[PROMPT]:
Nothing after the line with "0.17, 0.1, 0.065];" belongs in the copy; extract the lines below from the top through that line, pictures left out.

--- START ---

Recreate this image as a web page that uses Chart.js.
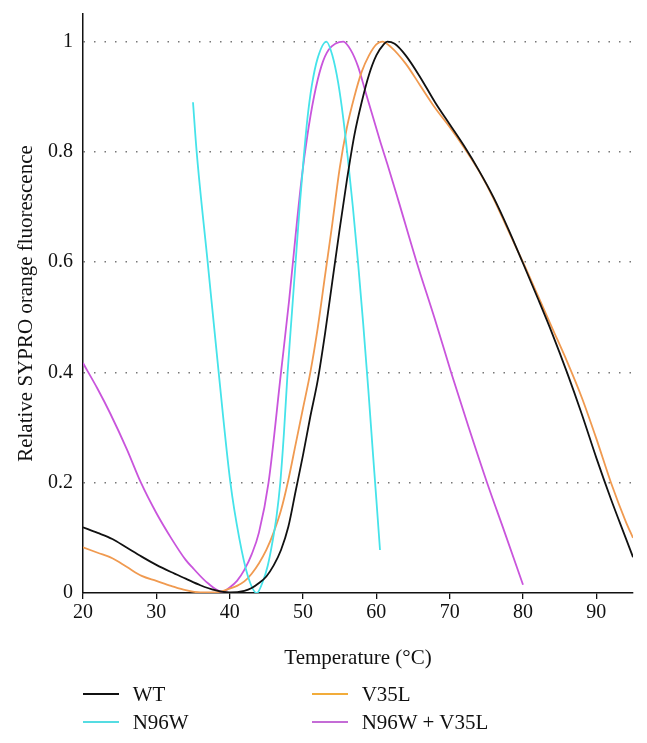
<!DOCTYPE html>
<html>
<head>
<meta charset="utf-8">
<script src="https://cdn.jsdelivr.net/npm/chart.js@4.4.0/dist/chart.umd.min.js"></script>
<style>
  html, body { margin: 0; padding: 0; background: #fff; }
  #wrap { position: relative; width: 647px; height: 743px; }
  #legend { position: absolute; left: 0; top: 0; width: 647px; height: 743px; pointer-events: none;
            font-family: 'Liberation Serif', 'DejaVu Serif', serif; font-size: 21px; color: #111; }
  .item { position: absolute; display: flex; align-items: center; height: 24px; line-height: 24px; }
  .swatch { width: 36px; height: 2px; margin-right: 14px; }
</style>
</head>
<body>
<div id="wrap">
  <canvas id="chart" width="647" height="743"></canvas>
  <div id="legend"></div>
</div>
<script>
// Melting curves (temperature in °C, relative fluorescence)
const wtTemp  = [20, 22, 24, 26, 28, 30, 32, 34, 36, 38, 40, 42, 43, 44, 45, 46, 47, 48, 49, 50, 51, 52, 53, 54, 55, 56, 57, 58, 59, 60, 61, 61.5, 62.5, 64, 66, 68, 70, 72, 74, 76, 78, 80, 82, 84, 86, 88, 90, 92, 94, 95];
const wtValue = [0.119, 0.109, 0.098, 0.082, 0.066, 0.051, 0.038, 0.026, 0.014, 0.005, 0.001, 0.004, 0.009, 0.018, 0.03, 0.05, 0.078, 0.12, 0.185, 0.25, 0.32, 0.385, 0.47, 0.565, 0.66, 0.75, 0.83, 0.89, 0.94, 0.975, 0.995, 1, 0.996, 0.975, 0.935, 0.89, 0.85, 0.81, 0.766, 0.717, 0.66, 0.598, 0.535, 0.47, 0.4, 0.325, 0.245, 0.17, 0.1, 0.065];

const v35lTemp  = [20, 22, 24, 26, 28, 30, 32, 34, 36, 38, 40, 41, 42, 43, 44, 45, 46, 47, 48, 49, 50, 51, 52, 53, 54, 55, 56, 57, 58, 59, 60, 60.8, 62, 64, 66, 68, 70, 72, 74, 76, 78, 80, 82, 84, 86, 88, 90, 92, 94, 95];
const v35lValue = [0.083, 0.073, 0.063, 0.047, 0.031, 0.022, 0.013, 0.005, 0.001, 0.001, 0.008, 0.013, 0.021, 0.035, 0.054, 0.078, 0.11, 0.15, 0.205, 0.27, 0.335, 0.4, 0.48, 0.575, 0.67, 0.77, 0.845, 0.9, 0.945, 0.975, 0.995, 1, 0.99, 0.96, 0.92, 0.88, 0.845, 0.807, 0.765, 0.715, 0.657, 0.6, 0.54, 0.48, 0.42, 0.355, 0.28, 0.2, 0.13, 0.1];

const n96wTemp  = [35, 35.5, 37, 38.5, 40.1, 41.3, 42.5, 43.7, 44.5, 45.2, 45.8, 46.4, 46.9, 47.4, 47.9, 48.5, 49.1, 49.6, 50.1, 50.6, 51.2, 52, 53.2, 54, 54.8, 55.5, 56.1, 56.8, 57.5, 58.2, 58.9, 59.5, 60, 60.5];
const n96wValue = [0.89, 0.8, 0.6, 0.4, 0.2, 0.1, 0.03, 0, 0.02, 0.05, 0.09, 0.14, 0.2, 0.29, 0.4, 0.51, 0.62, 0.71, 0.79, 0.86, 0.92, 0.97, 1, 0.975, 0.925, 0.86, 0.79, 0.7, 0.6, 0.49, 0.37, 0.26, 0.17, 0.078];

const dblTemp  = [20, 22, 23.7, 26, 27.9, 30, 32, 34, 35, 37, 39, 40, 41, 42, 43, 44, 45.3, 47, 48.1, 49, 49.8, 50.6, 51.5, 52.5, 53.5, 55.5, 56.5, 57.5, 58.5, 59.5, 60.5, 61.5, 63, 65.5, 67.9, 70.2, 72.6, 75.1, 77.5, 80];
const dblValue = [0.417, 0.37, 0.326, 0.26, 0.2, 0.145, 0.1, 0.06, 0.045, 0.018, 0.002, 0.01, 0.022, 0.042, 0.07, 0.11, 0.2, 0.4, 0.53, 0.65, 0.75, 0.83, 0.9, 0.955, 0.985, 1, 0.985, 0.955, 0.91, 0.865, 0.82, 0.778, 0.712, 0.6, 0.5, 0.4, 0.3, 0.2, 0.11, 0.015];

const seriesLabels = ['WT', 'N96W', 'V35L', 'N96W + V35L'];
const lineColors   = ['#111111', '#45e3ea', '#f09a50', '#c955dc'];
const legendColors = ['#111111', '#55dce2', '#f2ac3a', '#c46cd6'];
const xTicks = [20, 30, 40, 50, 60, 70, 80, 90];
const yTicks = [0, 0.2, 0.4, 0.6, 0.8, 1];

const fontFamily = "'Liberation Serif', 'DejaVu Serif', serif";

function toPoints(temps, values) {
  return temps.map((t, i) => ({ x: t, y: values[i] }));
}

const seriesData = [
  toPoints(wtTemp, wtValue),
  toPoints(n96wTemp, n96wValue),
  toPoints(v35lTemp, v35lValue),
  toPoints(dblTemp, dblValue)
];

const ctx = document.getElementById('chart').getContext('2d');
new Chart(ctx, {
  type: 'line',
  data: {
    datasets: seriesData.map((pts, i) => ({
      label: seriesLabels[i],
      data: pts,
      borderColor: lineColors[i],
      backgroundColor: lineColors[i],
      borderWidth: 1.8,
      pointRadius: 0,
      fill: false,
      cubicInterpolationMode: 'monotone'
    }))
  },
  options: {
    responsive: false,
    animation: false,
    layout: { padding: { top: 14, right: 14, left: 0, bottom: 60 } },
    plugins: {
      legend: { display: false },
      tooltip: { enabled: false }
    },
    scales: {
      x: {
        type: 'linear',
        min: 20,
        max: 95,
        afterBuildTicks: scale => { scale.ticks = xTicks.map(v => ({ value: v })); },
        afterFit: scale => { scale.height = 90; },
        ticks: {
          color: '#111',
          font: { family: fontFamily, size: 20 },
          padding: 2,
          maxRotation: 0
        },
        grid: { drawOnChartArea: false, drawTicks: true, tickLength: 6, color: '#111', lineWidth: 1.3 },
        border: { color: '#111', width: 1.5 },
        title: {
          display: true,
          text: 'Temperature (°C)',
          color: '#111',
          font: { family: fontFamily, size: 21 },
          padding: { top: 0, bottom: 12 }
        }
      },
      y: {
        min: 0,
        max: 1.05,
        afterBuildTicks: scale => { scale.ticks = yTicks.map(v => ({ value: v })); },
        afterFit: scale => {
          scale.width = 83;
          // the top label sits below the axis end, so no extra room is needed
          scale.paddingTop = 0;
          scale.paddingBottom = 0;
        },
        ticks: {
          color: '#111',
          font: { family: fontFamily, size: 20 },
          padding: 10,
          callback: v => (v === 0 || v === 1) ? String(v) : v.toFixed(1)
        },
        grid: {
          drawTicks: false,
          color: c => (c.tick && c.tick.value === 0) ? 'rgba(0,0,0,0)' : '#777',
          lineWidth: 1.5
        },
        border: { color: '#111', width: 1.5, dash: [1.5, 9] },
        title: {
          display: true,
          text: 'Relative SYPRO orange fluorescence',
          color: '#111',
          font: { family: fontFamily, size: 21 },
          padding: { top: 14, bottom: 0 }
        }
      }
    }
  }
});

// Legend in two columns under the plot
const legendEl = document.getElementById('legend');
const legendPos = [[82.7, 682], [82.7, 709.7], [311.7, 682], [311.7, 709.7]];
seriesLabels.forEach((label, i) => {
  const item = document.createElement('div');
  item.className = 'item';
  item.style.left = legendPos[i][0] + 'px';
  item.style.top = legendPos[i][1] + 'px';
  const sw = document.createElement('span');
  sw.className = 'swatch';
  sw.style.background = legendColors[i];
  const txt = document.createElement('span');
  txt.textContent = label;
  item.appendChild(sw);
  item.appendChild(txt);
  legendEl.appendChild(item);
});
</script>
</body>
</html>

--- END ---

[EXERCISE RESPONSE]:
Recreate this image as a web page that uses Chart.js.
<!DOCTYPE html>
<html>
<head>
<meta charset="utf-8">
<script src="https://cdn.jsdelivr.net/npm/chart.js@4.4.0/dist/chart.umd.min.js"></script>
<style>
  html, body { margin: 0; padding: 0; background: #fff; }
  #wrap { position: relative; width: 647px; height: 743px; }
  #legend { position: absolute; left: 0; top: 0; width: 647px; height: 743px; pointer-events: none;
            font-family: 'Liberation Serif', 'DejaVu Serif', serif; font-size: 21px; color: #111; }
  .item { position: absolute; display: flex; align-items: center; height: 24px; line-height: 24px; }
  .swatch { width: 36px; height: 2px; margin-right: 14px; }
</style>
</head>
<body>
<div id="wrap">
  <canvas id="chart" width="647" height="743"></canvas>
  <div id="legend"></div>
</div>
<script>
// Melting curves (temperature in °C, relative fluorescence)
const wtTemp  = [20, 22, 24, 26, 28, 30, 32, 34, 36, 38, 40, 42, 43, 44, 45, 46, 47, 48, 49, 50, 51, 52, 53, 54, 55, 56, 57, 58, 59, 60, 61, 61.5, 62.5, 64, 66, 68, 70, 72, 74, 76, 78, 80, 82, 84, 86, 88, 90, 92, 94, 95];
const wtValue = [0.119, 0.109, 0.098, 0.082, 0.066, 0.051, 0.038, 0.026, 0.014, 0.005, 0.001, 0.004, 0.009, 0.018, 0.03, 0.05, 0.078, 0.12, 0.185, 0.25, 0.32, 0.385, 0.47, 0.565, 0.66, 0.75, 0.83, 0.89, 0.94, 0.975, 0.995, 1, 0.996, 0.975, 0.935, 0.89, 0.85, 0.81, 0.766, 0.717, 0.66, 0.598, 0.535, 0.47, 0.4, 0.325, 0.245, 0.17, 0.1, 0.065];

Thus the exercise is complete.